The exercise - From the first line of the data below through the line bearing "import matplotlib.dates as mdates", reproduce each line exactly; do not include pictures.

Dataset content -
== == ==

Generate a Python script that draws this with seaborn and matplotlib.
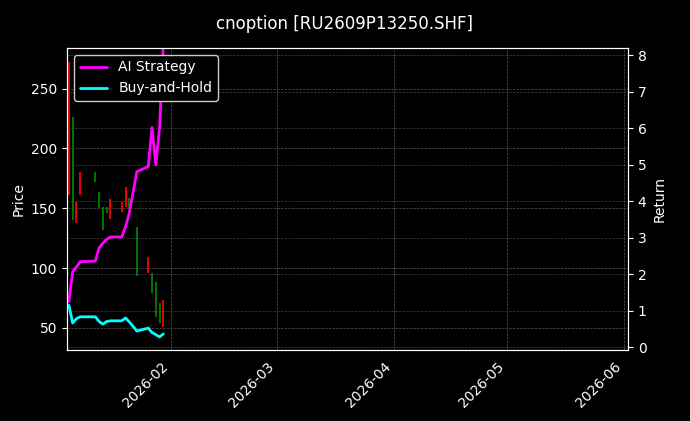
import pandas as pd
import numpy as np
import seaborn as sns
import matplotlib
matplotlib.use("Agg")
import matplotlib.pyplot as plt
import matplotlib.dates as mdates

dates = pd.to_datetime(["2026-01-05", "2026-01-06", "2026-01-07", "2026-01-08", "2026-01-12",
                        "2026-01-13", "2026-01-14", "2026-01-15", "2026-01-16", "2026-01-19",
                        "2026-01-20", "2026-01-21", "2026-01-23", "2026-01-26", "2026-01-27",
                        "2026-01-28", "2026-01-29", "2026-01-30"])
opens = [161, 226, 138, 161, 180, 164, 151, 151, 141, 147, 151, 159, 134, 96, 96, 88, 71, 51]
closes = [272, 140, 155, 180, 172, 150, 132, 146, 158, 155, 168, 149, 93, 109, 79, 59, 54, 73]
ai_strategy = [1.25, 2.06, 2.2, 2.34, 2.36, 2.72, 2.85, 2.95, 3.02, 3.02, 3.3, 3.68, 4.81,
               4.95, 6.02, 5.0, 6.0, 8.3]
buy_hold = [1.15, 0.66, 0.78, 0.83, 0.83, 0.7, 0.63, 0.7, 0.72, 0.72, 0.8, 0.69, 0.44,
            0.52, 0.4, 0.34, 0.28, 0.36]

plt.style.use("dark_background")
sns.set_style("darkgrid", {"axes.facecolor": "black", "figure.facecolor": "black",
                           "axes.edgecolor": "white", "grid.color": "#555555",
                           "text.color": "white", "axes.labelcolor": "white",
                           "xtick.color": "white", "ytick.color": "white"})
plt.rcParams["font.family"] = ["DejaVu Sans"]

fig = plt.figure(figsize=(6.9, 4.21), dpi=100)
ax = fig.add_axes([67 / 690, 1 - 350 / 421, (628 - 67) / 690, (350 - 48) / 421])
ax2 = ax.twinx()

colors = ["red" if c >= o else "green" for o, c in zip(opens, closes)]
ax.vlines(dates, opens, closes, colors=colors, linewidth=1.3)
ax.set_ylim(31.5, 284)
ax.set_ylabel("Price")
ax.grid(True, linestyle="--", linewidth=0.5, color="#555555")

df = pd.DataFrame({"date": dates, "AI Strategy": ai_strategy, "Buy-and-Hold": buy_hold})
sns.lineplot(data=df, x="date", y="AI Strategy", ax=ax2, color="magenta", linewidth=2, label="AI Strategy")
sns.lineplot(data=df, x="date", y="Buy-and-Hold", ax=ax2, color="cyan", linewidth=2, label="Buy-and-Hold")
ax2.set_ylim(-0.08, 8.2)
ax2.set_ylabel("Return")
ax2.grid(True, axis="y", linestyle="--", linewidth=0.5, color="#444444")
ax2.legend(loc="upper left", facecolor="black", edgecolor="#cccccc", framealpha=1)

ax.set_xlim(pd.Timestamp("2026-01-04 12:00"), pd.Timestamp("2026-06-02"))
ax.xaxis.set_major_locator(mdates.MonthLocator(bymonthday=1))
ax.xaxis.set_major_formatter(mdates.DateFormatter("%Y-%m"))
ax.set_xlabel("")
ax2.set_xlabel("")
for lbl in ax.get_xticklabels():
    lbl.set_rotation(45)
    lbl.set_ha("right")
for sp in list(ax.spines.values()) + list(ax2.spines.values()):
    sp.set_color("white")

fig.suptitle("cnoption [RU2609P13250.SHF]", y=0.965, fontsize=12)
fig.savefig("out.png", dpi=100, facecolor="black")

== == ==

Answer to the problem -
Generate a Python script that draws this with seaborn and matplotlib.
import pandas as pd
import numpy as np
import seaborn as sns
import matplotlib
matplotlib.use("Agg")
import matplotlib.pyplot as plt
import matplotlib.dates as mdates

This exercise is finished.